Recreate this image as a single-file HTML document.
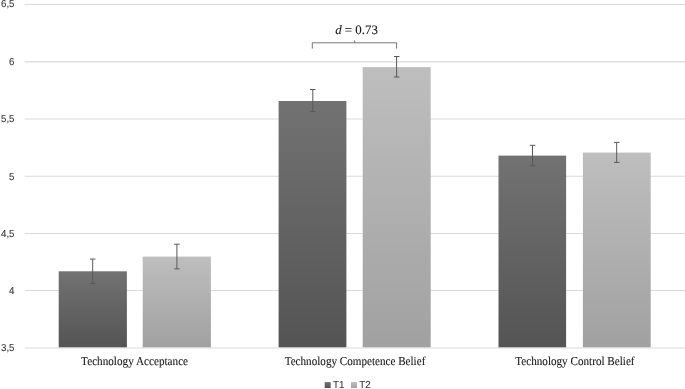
<!DOCTYPE html>
<html><head><meta charset="utf-8"><title>Chart</title>
<style>
html,body{margin:0;padding:0;background:#fff;}
body{width:685px;height:389px;overflow:hidden;}
svg{display:block;}
text{text-rendering:geometricPrecision;}
.ax{font-family:"Liberation Sans",sans-serif;font-size:10.1px;fill:#3c3c3c;stroke:#3c3c3c;stroke-width:0.12px;}
.cat{font-family:"Liberation Serif",serif;font-size:12px;fill:#1a1a1a;stroke:#1a1a1a;stroke-width:0.1px;}
.ann{font-family:"Liberation Serif",serif;font-size:12.9px;fill:#1a1a1a;stroke:#1a1a1a;stroke-width:0.1px;}
.leg{font-family:"Liberation Sans",sans-serif;font-size:10.2px;fill:#3c3c3c;stroke:#3c3c3c;stroke-width:0.12px;}
</style></head><body>
<svg width="685" height="389" viewBox="0 0 685 389">
<defs>
<linearGradient id="gd" x1="0" y1="0" x2="0" y2="1"><stop offset="0" stop-color="#727272"/><stop offset="1" stop-color="#545454"/></linearGradient>
<linearGradient id="gl" x1="0" y1="0" x2="0" y2="1"><stop offset="0" stop-color="#bebebe"/><stop offset="1" stop-color="#a1a1a1"/></linearGradient>
</defs>
<rect width="685" height="389" fill="#fff"/>
<g stroke="#dbdbdb" stroke-width="1.1" fill="none">
<line x1="24.7" x2="685" y1="4.5" y2="4.5"/>
<line x1="24.7" x2="685" y1="61.9" y2="61.9"/>
<line x1="24.7" x2="685" y1="119.0" y2="119.0"/>
<line x1="24.7" x2="685" y1="176.3" y2="176.3"/>
<line x1="24.7" x2="685" y1="233.5" y2="233.5"/>
<line x1="24.7" x2="685" y1="290.5" y2="290.5"/>
<line x1="24.7" x2="685" y1="348.0" y2="348.0"/>
</g>
<g>
<rect x="58.7" y="271.3" width="68.2" height="76.0" fill="url(#gd)"/>
<rect x="142.7" y="256.6" width="68.2" height="90.7" fill="url(#gl)"/>
<rect x="278.6" y="101.0" width="67.8" height="246.3" fill="url(#gd)"/>
<rect x="362.7" y="67.1" width="68.0" height="280.2" fill="url(#gl)"/>
<rect x="498.5" y="155.6" width="67.6" height="191.7" fill="url(#gd)"/>
<rect x="582.9" y="152.6" width="67.8" height="194.7" fill="url(#gl)"/>
</g>
<g stroke="#595959" stroke-width="1" fill="none">
<path d="M92.7 259.1V283.6M90 259.1h5.5M90 283.6h5.5"/>
<path d="M176.9 244.2V268.9M174.2 244.2h5.5M174.2 268.9h5.5"/>
<path d="M312.8 89.5V111.6M310 89.5h5.5M310 111.6h5.5"/>
<path d="M396.6 56.5V77M393.9 56.5h5.5M393.9 77h5.5"/>
<path d="M532.5 145.3V165.8M529.8 145.3h5.5M529.8 165.8h5.5"/>
<path d="M616.7 142.4V162.4M614 142.4h5.5M614 162.4h5.5"/>
</g>
<path d="M312.3 48.6V42.8H396.6V48.6M354.6 42.8V40.5" stroke="#757575" stroke-width="1" fill="none"/>
<text class="ann" x="335.2" y="33.6"><tspan font-style="italic">d</tspan> = 0.73</text>
<g class="ax" text-anchor="end">
<text transform="translate(14.5 7.3) scale(0.96 1)">6,5</text>
<text transform="translate(14.5 65.1) scale(0.96 1)">6</text>
<text transform="translate(14.5 122.4) scale(0.96 1)">5,5</text>
<text transform="translate(14.5 179.7) scale(0.96 1)">5</text>
<text transform="translate(14.5 236.9) scale(0.96 1)">4,5</text>
<text transform="translate(14.5 294.1) scale(0.96 1)">4</text>
<text transform="translate(14.5 351.3) scale(0.96 1)">3,5</text>
</g>
<g class="cat" text-anchor="middle">
<text transform="translate(134.6 364.8) scale(0.932 1)">Technology Acceptance</text>
<text transform="translate(355 364.8) scale(0.927 1)">Technology Competence Belief</text>
<text transform="translate(574.9 364.8) scale(0.929 1)">Technology Control Belief</text>
</g>
<rect x="324.7" y="382.1" width="6" height="5.9" fill="url(#gd)"/>
<rect x="351" y="382.1" width="6" height="5.9" fill="url(#gl)"/>
<text class="leg" transform="translate(333 387.9) scale(0.96 1)">T1</text>
<text class="leg" transform="translate(359.3 387.9) scale(0.96 1)">T2</text>
</svg>
</body></html>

CHALLENGE: All of the material above should be reproduced exactly, except the pictures.

REPLY TO THE TASK:
Recreate this image as a single-file HTML document.
<!DOCTYPE html>
<html><head><meta charset="utf-8"><title>Chart</title>
<style>
html,body{margin:0;padding:0;background:#fff;}
body{width:685px;height:389px;overflow:hidden;}
svg{display:block;}
text{text-rendering:geometricPrecision;}
.ax{font-family:"Liberation Sans",sans-serif;font-size:10.1px;fill:#3c3c3c;stroke:#3c3c3c;stroke-width:0.12px;}
.cat{font-family:"Liberation Serif",serif;font-size:12px;fill:#1a1a1a;stroke:#1a1a1a;stroke-width:0.1px;}
.ann{font-family:"Liberation Serif",serif;font-size:12.9px;fill:#1a1a1a;stroke:#1a1a1a;stroke-width:0.1px;}
.leg{font-family:"Liberation Sans",sans-serif;font-size:10.2px;fill:#3c3c3c;stroke:#3c3c3c;stroke-width:0.12px;}
</style></head><body>
<svg width="685" height="389" viewBox="0 0 685 389">
<defs>
<linearGradient id="gd" x1="0" y1="0" x2="0" y2="1"><stop offset="0" stop-color="#727272"/><stop offset="1" stop-color="#545454"/></linearGradient>
<linearGradient id="gl" x1="0" y1="0" x2="0" y2="1"><stop offset="0" stop-color="#bebebe"/><stop offset="1" stop-color="#a1a1a1"/></linearGradient>
</defs>
<rect width="685" height="389" fill="#fff"/>
<g stroke="#dbdbdb" stroke-width="1.1" fill="none">
<line x1="24.7" x2="685" y1="4.5" y2="4.5"/>
<line x1="24.7" x2="685" y1="61.9" y2="61.9"/>
<line x1="24.7" x2="685" y1="119.0" y2="119.0"/>
<line x1="24.7" x2="685" y1="176.3" y2="176.3"/>
<line x1="24.7" x2="685" y1="233.5" y2="233.5"/>
<line x1="24.7" x2="685" y1="290.5" y2="290.5"/>
<line x1="24.7" x2="685" y1="348.0" y2="348.0"/>
</g>
<g>
<rect x="58.7" y="271.3" width="68.2" height="76.0" fill="url(#gd)"/>
<rect x="142.7" y="256.6" width="68.2" height="90.7" fill="url(#gl)"/>
<rect x="278.6" y="101.0" width="67.8" height="246.3" fill="url(#gd)"/>
<rect x="362.7" y="67.1" width="68.0" height="280.2" fill="url(#gl)"/>
<rect x="498.5" y="155.6" width="67.6" height="191.7" fill="url(#gd)"/>
<rect x="582.9" y="152.6" width="67.8" height="194.7" fill="url(#gl)"/>
</g>
<g stroke="#595959" stroke-width="1" fill="none">
<path d="M92.7 259.1V283.6M90 259.1h5.5M90 283.6h5.5"/>
<path d="M176.9 244.2V268.9M174.2 244.2h5.5M174.2 268.9h5.5"/>
<path d="M312.8 89.5V111.6M310 89.5h5.5M310 111.6h5.5"/>
<path d="M396.6 56.5V77M393.9 56.5h5.5M393.9 77h5.5"/>
<path d="M532.5 145.3V165.8M529.8 145.3h5.5M529.8 165.8h5.5"/>
<path d="M616.7 142.4V162.4M614 142.4h5.5M614 162.4h5.5"/>
</g>
<path d="M312.3 48.6V42.8H396.6V48.6M354.6 42.8V40.5" stroke="#757575" stroke-width="1" fill="none"/>
<text class="ann" x="335.2" y="33.6"><tspan font-style="italic">d</tspan> = 0.73</text>
<g class="ax" text-anchor="end">
<text transform="translate(14.5 7.3) scale(0.96 1)">6,5</text>
<text transform="translate(14.5 65.1) scale(0.96 1)">6</text>
<text transform="translate(14.5 122.4) scale(0.96 1)">5,5</text>
<text transform="translate(14.5 179.7) scale(0.96 1)">5</text>
<text transform="translate(14.5 236.9) scale(0.96 1)">4,5</text>
<text transform="translate(14.5 294.1) scale(0.96 1)">4</text>
<text transform="translate(14.5 351.3) scale(0.96 1)">3,5</text>
</g>
<g class="cat" text-anchor="middle">
<text transform="translate(134.6 364.8) scale(0.932 1)">Technology Acceptance</text>
<text transform="translate(355 364.8) scale(0.927 1)">Technology Competence Belief</text>
<text transform="translate(574.9 364.8) scale(0.929 1)">Technology Control Belief</text>
</g>
<rect x="324.7" y="382.1" width="6" height="5.9" fill="url(#gd)"/>
<rect x="351" y="382.1" width="6" height="5.9" fill="url(#gl)"/>
<text class="leg" transform="translate(333 387.9) scale(0.96 1)">T1</text>
<text class="leg" transform="translate(359.3 387.9) scale(0.96 1)">T2</text>
</svg>
</body></html>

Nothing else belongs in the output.